In the project, students are assigned into small groups and given a specific public health case study. The case studies used in 2025 focused on the 1988 mass salmonella poisoning in Oregon, the 1995 Chicago heat wave, the 1999 West Nile virus outbreak in New Yorkand the 2022 polio outbreak in New York.

The Aggies were pushed from the start to begin to think differently about how to communicate in the assignment.

“Initially, we were thinking, ‘We’re acting in a play in an epidemiology class? Are you serious?’” said Colin Sims ’26, a two-time Quakespeare participant, about his first experience in 2024. “But by the end, we acted our hearts out. We loved the project idea because it was so fun.”

The first step involved learning more about the case study.

“There has to be a script, but to make that script, we had to do research to make sure it was accurate and reflected what was going on,” Sims said.

The project’s next phase brought students into unfamiliar territory: beginning to develop their one-act play.

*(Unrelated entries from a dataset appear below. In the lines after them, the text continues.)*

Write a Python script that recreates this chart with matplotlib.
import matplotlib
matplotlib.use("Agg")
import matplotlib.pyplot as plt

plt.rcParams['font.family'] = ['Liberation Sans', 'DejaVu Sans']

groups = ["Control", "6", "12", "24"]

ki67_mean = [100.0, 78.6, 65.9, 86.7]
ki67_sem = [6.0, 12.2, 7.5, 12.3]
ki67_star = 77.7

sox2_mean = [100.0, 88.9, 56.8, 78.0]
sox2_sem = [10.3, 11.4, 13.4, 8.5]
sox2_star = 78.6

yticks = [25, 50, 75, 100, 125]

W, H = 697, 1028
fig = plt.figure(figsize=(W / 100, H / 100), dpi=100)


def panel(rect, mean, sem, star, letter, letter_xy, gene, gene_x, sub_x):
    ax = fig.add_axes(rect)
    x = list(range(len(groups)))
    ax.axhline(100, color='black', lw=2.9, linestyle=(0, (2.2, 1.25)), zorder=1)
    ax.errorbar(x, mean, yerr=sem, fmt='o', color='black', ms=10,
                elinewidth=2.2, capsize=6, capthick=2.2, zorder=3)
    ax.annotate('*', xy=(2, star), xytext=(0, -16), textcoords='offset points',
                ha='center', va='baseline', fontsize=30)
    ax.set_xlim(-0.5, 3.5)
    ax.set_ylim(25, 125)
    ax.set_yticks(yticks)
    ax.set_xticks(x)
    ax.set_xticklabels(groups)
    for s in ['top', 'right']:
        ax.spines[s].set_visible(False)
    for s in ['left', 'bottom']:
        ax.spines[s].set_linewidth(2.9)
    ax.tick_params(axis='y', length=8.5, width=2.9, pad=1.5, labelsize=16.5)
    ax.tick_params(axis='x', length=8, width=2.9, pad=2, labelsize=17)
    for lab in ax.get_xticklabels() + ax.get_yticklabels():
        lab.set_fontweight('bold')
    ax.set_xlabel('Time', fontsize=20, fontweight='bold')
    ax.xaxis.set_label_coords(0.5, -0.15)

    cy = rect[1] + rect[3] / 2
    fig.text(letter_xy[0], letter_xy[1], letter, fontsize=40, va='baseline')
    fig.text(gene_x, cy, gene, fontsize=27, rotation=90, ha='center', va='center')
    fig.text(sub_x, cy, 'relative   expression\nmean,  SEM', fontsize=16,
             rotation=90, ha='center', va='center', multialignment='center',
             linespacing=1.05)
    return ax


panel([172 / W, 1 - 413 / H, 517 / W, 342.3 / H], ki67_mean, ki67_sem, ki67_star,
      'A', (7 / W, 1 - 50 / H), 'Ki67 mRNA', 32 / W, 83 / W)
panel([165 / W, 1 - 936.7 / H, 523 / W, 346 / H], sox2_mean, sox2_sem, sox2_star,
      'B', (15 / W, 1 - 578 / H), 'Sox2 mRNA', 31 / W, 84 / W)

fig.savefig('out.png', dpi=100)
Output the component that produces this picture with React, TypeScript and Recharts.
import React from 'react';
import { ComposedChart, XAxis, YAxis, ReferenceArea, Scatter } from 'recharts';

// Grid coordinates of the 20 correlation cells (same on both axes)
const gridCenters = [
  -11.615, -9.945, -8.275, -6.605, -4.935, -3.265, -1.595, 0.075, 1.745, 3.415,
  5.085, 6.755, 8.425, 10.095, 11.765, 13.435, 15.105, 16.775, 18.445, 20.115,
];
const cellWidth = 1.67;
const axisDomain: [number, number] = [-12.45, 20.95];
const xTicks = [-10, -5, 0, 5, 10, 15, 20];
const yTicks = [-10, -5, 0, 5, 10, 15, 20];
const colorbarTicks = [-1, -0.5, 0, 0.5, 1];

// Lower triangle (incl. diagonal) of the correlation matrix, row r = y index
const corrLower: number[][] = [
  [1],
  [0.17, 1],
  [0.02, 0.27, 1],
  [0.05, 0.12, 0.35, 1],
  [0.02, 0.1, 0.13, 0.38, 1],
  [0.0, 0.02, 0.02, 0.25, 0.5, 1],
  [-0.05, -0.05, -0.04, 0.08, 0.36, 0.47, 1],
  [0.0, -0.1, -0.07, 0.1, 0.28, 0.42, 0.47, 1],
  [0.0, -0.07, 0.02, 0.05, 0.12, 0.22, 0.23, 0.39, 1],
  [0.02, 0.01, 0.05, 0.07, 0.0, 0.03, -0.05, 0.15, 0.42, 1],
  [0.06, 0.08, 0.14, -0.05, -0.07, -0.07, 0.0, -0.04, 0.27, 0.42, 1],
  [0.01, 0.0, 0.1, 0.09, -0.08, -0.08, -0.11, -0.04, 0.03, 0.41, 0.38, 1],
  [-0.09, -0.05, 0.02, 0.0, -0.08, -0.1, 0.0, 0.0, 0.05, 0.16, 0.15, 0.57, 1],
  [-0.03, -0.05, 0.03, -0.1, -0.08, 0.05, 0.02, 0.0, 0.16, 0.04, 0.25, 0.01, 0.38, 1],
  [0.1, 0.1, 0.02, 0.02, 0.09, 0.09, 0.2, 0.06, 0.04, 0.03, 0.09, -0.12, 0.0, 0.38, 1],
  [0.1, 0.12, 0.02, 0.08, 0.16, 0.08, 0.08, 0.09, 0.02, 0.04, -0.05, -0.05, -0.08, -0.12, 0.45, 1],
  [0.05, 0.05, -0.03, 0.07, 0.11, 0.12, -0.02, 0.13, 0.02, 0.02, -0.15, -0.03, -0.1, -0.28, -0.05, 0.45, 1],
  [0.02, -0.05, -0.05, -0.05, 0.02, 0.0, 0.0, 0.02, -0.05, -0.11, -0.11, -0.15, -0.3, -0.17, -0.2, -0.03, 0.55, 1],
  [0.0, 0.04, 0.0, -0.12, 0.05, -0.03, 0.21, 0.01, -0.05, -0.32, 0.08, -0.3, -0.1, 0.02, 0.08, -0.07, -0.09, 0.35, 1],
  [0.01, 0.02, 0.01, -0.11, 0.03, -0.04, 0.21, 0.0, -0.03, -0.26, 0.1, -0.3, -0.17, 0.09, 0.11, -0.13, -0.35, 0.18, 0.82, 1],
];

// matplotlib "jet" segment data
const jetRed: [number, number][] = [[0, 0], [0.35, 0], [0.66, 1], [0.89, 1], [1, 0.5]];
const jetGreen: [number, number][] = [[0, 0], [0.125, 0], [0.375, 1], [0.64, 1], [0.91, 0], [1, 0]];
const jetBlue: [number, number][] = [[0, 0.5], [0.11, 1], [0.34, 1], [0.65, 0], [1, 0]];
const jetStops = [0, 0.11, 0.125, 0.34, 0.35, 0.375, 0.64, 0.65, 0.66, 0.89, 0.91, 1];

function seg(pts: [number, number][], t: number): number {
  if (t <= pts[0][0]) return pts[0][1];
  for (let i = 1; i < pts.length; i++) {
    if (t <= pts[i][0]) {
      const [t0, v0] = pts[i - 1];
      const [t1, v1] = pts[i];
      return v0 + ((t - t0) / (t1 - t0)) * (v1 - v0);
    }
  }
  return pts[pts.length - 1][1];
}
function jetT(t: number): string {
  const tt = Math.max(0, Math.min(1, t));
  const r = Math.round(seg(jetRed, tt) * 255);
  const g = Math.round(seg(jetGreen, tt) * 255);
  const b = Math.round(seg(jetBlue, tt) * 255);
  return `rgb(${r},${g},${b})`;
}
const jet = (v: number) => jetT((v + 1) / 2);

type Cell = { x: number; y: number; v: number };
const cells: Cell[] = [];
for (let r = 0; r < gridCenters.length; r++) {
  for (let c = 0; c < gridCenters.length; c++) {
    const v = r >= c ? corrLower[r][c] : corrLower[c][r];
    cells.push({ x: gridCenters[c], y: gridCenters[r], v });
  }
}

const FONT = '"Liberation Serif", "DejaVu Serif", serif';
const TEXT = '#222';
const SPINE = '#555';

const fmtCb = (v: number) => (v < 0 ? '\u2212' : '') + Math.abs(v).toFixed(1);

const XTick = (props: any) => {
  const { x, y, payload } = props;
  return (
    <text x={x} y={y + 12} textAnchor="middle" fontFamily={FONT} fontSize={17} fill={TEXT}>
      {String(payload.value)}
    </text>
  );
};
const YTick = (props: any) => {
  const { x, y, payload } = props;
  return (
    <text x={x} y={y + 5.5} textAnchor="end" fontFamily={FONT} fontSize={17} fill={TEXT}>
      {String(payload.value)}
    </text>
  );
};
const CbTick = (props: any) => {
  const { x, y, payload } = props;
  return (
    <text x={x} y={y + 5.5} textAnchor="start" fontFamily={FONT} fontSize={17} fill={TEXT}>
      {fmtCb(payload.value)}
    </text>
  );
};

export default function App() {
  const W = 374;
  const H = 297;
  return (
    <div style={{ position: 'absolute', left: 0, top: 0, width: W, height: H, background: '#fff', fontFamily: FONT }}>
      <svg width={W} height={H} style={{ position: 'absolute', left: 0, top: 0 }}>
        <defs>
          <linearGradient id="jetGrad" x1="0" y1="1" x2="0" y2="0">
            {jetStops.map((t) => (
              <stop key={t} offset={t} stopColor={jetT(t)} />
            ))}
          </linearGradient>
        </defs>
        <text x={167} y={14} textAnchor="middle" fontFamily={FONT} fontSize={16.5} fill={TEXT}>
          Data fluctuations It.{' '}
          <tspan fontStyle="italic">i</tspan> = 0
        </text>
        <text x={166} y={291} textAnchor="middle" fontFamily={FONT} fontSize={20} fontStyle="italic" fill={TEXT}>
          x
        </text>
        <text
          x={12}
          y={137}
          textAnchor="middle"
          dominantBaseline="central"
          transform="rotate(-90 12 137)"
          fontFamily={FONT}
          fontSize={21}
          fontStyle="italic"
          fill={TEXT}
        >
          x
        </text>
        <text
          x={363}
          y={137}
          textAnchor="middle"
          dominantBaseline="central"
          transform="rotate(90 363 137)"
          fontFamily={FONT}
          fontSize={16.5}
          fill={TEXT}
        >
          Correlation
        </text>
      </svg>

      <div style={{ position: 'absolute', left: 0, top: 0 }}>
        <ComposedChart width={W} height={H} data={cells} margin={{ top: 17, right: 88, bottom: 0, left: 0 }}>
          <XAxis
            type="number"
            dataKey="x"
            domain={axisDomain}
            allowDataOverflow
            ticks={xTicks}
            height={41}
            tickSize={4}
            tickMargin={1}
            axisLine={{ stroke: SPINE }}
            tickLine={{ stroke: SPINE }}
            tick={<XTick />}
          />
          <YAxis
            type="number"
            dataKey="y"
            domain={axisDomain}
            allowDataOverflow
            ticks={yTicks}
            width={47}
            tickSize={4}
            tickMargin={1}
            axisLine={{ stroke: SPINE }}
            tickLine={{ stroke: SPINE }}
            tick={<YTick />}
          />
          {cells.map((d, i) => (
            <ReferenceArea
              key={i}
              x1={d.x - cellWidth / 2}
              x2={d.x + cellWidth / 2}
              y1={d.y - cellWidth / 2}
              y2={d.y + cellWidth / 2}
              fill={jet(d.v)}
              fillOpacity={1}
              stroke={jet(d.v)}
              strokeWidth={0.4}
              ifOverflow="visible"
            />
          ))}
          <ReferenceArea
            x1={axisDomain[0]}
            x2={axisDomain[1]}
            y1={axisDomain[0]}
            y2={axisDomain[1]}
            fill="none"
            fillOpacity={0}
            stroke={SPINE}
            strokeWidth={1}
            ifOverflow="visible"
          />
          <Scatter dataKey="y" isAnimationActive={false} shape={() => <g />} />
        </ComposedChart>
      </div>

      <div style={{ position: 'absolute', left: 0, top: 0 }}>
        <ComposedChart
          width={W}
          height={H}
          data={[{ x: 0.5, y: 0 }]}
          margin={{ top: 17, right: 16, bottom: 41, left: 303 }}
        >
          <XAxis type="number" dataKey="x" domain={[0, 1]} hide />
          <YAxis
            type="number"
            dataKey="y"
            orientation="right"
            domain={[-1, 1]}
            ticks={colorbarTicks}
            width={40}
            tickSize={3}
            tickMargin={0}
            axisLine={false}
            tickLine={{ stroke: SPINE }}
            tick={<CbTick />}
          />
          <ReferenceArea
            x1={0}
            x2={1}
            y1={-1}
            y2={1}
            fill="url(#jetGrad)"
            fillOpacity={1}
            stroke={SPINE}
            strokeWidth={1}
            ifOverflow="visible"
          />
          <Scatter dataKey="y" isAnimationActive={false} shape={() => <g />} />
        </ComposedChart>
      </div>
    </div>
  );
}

Fortunately, students received guidance from PVFA faculty members throughout the process.

“Their advice was really crucial to the project,” Sims said. “These professors helped us learn that even the smallest details matter.”

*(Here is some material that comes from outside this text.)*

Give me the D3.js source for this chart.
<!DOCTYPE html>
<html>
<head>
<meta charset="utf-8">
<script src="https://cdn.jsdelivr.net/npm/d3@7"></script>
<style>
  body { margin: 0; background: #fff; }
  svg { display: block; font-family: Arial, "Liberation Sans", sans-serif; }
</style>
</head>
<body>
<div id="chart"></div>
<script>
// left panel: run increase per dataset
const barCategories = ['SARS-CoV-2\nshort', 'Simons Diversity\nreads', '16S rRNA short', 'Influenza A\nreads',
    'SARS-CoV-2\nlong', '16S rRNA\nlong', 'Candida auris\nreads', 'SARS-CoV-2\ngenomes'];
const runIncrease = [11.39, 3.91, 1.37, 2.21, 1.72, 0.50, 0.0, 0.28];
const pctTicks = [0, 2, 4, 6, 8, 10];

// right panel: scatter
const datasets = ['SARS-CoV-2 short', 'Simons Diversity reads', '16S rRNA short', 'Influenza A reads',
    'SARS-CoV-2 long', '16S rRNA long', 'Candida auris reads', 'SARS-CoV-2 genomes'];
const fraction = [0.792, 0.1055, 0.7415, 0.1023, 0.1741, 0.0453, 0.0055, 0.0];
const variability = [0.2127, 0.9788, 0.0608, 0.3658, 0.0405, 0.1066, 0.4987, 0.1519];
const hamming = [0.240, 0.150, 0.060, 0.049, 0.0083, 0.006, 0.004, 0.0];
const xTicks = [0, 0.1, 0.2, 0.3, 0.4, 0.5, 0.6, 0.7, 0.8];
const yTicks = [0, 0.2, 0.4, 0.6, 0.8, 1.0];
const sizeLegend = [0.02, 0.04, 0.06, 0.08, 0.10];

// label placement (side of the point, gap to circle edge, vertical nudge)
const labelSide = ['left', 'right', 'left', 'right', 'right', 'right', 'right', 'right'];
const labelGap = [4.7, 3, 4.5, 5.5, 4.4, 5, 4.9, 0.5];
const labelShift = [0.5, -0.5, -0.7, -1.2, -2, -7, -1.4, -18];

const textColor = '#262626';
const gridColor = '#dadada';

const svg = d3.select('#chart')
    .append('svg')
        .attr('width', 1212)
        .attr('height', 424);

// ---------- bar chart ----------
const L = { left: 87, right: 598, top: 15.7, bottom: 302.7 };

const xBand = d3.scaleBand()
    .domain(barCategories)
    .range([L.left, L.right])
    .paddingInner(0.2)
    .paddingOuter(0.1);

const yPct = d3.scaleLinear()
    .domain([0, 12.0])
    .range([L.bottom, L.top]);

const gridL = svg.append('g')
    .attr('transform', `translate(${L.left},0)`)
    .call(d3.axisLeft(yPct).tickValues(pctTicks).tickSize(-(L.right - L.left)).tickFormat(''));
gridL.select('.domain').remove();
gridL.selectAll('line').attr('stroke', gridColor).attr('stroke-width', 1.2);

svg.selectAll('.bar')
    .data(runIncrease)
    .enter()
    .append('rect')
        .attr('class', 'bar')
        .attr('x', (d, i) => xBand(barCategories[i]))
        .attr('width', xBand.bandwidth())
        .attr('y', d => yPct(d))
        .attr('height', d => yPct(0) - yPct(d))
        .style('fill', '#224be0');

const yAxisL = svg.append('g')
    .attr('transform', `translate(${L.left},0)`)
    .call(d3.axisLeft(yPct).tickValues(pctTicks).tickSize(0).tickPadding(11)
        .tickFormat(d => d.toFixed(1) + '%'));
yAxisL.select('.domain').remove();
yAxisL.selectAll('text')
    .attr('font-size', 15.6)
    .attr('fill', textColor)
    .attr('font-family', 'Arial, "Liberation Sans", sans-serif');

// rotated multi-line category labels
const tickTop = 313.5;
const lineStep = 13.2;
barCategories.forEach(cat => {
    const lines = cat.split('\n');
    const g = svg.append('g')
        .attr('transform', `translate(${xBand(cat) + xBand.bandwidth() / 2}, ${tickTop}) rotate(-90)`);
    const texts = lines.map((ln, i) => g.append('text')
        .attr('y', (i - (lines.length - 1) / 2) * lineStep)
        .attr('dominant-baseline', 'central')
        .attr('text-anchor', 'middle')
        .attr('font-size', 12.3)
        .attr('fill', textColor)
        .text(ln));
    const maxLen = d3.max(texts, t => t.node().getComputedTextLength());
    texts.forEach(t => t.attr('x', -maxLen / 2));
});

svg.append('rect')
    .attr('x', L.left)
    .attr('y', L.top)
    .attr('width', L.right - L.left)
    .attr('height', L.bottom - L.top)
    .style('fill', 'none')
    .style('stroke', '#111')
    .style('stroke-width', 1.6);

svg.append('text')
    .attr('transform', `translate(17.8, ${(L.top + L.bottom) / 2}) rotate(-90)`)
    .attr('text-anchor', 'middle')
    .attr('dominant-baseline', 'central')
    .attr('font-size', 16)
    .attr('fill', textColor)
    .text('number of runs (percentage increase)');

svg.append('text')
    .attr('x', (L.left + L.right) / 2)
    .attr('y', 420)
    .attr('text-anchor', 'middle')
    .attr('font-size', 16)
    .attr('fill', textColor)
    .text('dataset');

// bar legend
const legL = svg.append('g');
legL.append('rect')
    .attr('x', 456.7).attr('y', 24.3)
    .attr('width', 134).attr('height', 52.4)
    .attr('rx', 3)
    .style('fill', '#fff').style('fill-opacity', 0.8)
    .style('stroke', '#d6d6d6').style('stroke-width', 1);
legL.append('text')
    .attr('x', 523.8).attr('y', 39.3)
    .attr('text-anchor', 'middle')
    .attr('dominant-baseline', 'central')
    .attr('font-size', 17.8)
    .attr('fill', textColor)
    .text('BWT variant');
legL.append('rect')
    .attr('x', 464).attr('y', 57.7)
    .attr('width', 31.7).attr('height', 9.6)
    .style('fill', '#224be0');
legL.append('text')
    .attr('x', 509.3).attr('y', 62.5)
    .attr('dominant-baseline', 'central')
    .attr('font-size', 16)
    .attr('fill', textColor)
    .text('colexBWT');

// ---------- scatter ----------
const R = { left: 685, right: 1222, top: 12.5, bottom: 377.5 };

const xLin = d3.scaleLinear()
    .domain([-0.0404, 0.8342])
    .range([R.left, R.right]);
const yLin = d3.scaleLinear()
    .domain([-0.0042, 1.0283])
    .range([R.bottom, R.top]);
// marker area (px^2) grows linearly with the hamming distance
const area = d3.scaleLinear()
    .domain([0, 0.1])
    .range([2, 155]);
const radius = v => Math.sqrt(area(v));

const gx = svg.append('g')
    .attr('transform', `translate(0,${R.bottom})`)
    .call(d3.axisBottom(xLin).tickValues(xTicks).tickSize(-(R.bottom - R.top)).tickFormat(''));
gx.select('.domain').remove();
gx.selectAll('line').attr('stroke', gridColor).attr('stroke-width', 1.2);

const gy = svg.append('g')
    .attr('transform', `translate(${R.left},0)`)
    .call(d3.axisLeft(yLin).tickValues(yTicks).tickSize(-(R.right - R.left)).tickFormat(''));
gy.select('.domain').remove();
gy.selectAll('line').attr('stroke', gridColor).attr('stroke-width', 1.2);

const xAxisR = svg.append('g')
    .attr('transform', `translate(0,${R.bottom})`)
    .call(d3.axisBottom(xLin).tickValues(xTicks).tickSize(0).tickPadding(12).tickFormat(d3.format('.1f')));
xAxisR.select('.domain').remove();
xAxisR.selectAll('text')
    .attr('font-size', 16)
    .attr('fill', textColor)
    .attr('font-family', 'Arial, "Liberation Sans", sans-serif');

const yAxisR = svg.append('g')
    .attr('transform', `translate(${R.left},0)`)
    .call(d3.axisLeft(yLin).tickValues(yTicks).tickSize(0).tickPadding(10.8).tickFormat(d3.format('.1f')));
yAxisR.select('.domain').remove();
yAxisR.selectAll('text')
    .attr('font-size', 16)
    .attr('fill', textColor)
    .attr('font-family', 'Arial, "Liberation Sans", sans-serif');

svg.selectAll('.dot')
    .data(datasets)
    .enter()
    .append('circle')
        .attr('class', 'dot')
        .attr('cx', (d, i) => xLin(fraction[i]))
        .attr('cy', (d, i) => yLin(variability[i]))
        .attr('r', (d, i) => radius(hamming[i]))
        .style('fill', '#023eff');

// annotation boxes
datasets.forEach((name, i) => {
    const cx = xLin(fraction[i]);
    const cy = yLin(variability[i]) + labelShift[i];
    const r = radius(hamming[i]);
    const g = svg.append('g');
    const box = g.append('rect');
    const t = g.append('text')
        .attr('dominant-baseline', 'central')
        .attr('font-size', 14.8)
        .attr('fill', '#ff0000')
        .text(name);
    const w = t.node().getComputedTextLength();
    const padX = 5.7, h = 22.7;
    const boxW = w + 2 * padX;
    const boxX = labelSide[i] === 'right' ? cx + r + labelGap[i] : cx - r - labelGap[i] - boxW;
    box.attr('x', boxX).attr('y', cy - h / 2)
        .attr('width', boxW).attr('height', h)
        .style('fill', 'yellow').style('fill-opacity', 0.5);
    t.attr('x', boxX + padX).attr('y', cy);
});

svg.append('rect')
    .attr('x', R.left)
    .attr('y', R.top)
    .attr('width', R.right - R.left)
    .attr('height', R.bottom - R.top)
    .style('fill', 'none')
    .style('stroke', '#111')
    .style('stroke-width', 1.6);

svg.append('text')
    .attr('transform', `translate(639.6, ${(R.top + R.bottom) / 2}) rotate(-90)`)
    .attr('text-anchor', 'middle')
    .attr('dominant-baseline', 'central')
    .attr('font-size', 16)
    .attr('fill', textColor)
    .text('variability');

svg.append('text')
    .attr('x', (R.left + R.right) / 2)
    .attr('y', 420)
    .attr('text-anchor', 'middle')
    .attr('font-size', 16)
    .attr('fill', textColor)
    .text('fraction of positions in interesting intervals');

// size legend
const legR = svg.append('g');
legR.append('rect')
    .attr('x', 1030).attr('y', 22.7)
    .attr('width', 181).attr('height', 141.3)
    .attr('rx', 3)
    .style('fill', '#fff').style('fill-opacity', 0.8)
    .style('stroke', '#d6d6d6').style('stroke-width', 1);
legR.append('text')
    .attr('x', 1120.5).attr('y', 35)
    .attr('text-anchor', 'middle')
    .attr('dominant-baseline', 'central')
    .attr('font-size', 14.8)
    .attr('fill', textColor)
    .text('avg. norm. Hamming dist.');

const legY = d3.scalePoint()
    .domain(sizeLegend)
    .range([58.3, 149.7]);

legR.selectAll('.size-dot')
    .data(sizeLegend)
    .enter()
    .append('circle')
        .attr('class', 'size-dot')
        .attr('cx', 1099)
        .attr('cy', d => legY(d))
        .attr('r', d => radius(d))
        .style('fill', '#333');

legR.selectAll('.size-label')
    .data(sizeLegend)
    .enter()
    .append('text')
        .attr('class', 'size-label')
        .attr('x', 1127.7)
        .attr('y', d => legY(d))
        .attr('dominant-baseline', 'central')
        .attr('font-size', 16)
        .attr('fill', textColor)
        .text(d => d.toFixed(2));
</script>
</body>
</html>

The student groups soon began having moments of inspiration that started bringing their assigned case study to life.

“Our case study in 2024 was the SARS outbreak, so we decided to do a spin-off love story based on the 2012 book and 2014 movie  ‘The Fault in Our Stars,’ but we called ours ‘The Fault in Our SARS,’ Sims said. “ It was a fun little spin-off with a love story based in a hospital that was basically breaking every health care professional rule. The patient falls in love with a doctor and they have interpersonal contact, but it was a very funny play.”

With the PVFA faculty’s support, students continued to go deeper in exploring the various components and nuances of performing arts, including scriptwriting, scene structure, character development and even costumes.

“We use costumes to dive into the life for each character to help tell their story,” said Grace Adinku, PhD, a PVFA senior lecturer. “We create the costumes based on the plot and the character and their appearance. The choice of costume helps to visually explain the time of day, place, year, era and the character’s psychological state of the mind and age.”

The competition

As final performance neared, groups were challenged to embody Shakespeare’s words from “The Twelfth Night”: “Be not afraid of greatness: Some are born great, some achieve greatness and some have greatness thrust upon them.”

The groups in each section performed their one-act play for the class, who then voted on the section’s top group in an “American Idol” type of selection process. Each section’s top group then moved onto the six-team final.

After watching the six finalists’ performances, a panel of judges awarded the top prize to the team Too Hot to Handle, from the PHLT 305 course Epidemiology in Public Health. The play created by Kenzie Almaraz ’26, Kirby Crow ’27, Bianca Gonzalez ’26, Leilani Leon-Guerrero ‘26, Mylee Nottingham ’26, Sarah Olmos ’26, Zoie Partlow ’26, Gentry Rogers ’26 and Marc Zapata ’27 focused on the Chicago Heat Wave of 1995, which killed more than 700 people.

Their script included three primary characters: a mother who was a health care nurse, her young daughter and a grandmother who refused to take the heat wave seriously. The Too Hot to Handle team’s script addressed many of the case’s most pressing issues, including the challenge of effectively warning the general public, the use of public cooling stations, the stress placed on the area’s medical facilities, and the heightened risk of heat stroke and death in the elderly.

Even though there was only one Quakespeare winner, every team came away with significant insights.

“This whole project was probably the most effective and weird project that I’ve ever done in my undergraduate program,” said Sims, whose 2025 Quakespeare group performed in the finals with a one-act play incorporating the Harry Potter franchise in addressing the salmonella poisoning case study. “But when it came to real-world lessons, it was the best thing you could ever do because it’s got a lot of public health applications to it as well as the most effective and entertaining presentations that interested students and helped them learn something.”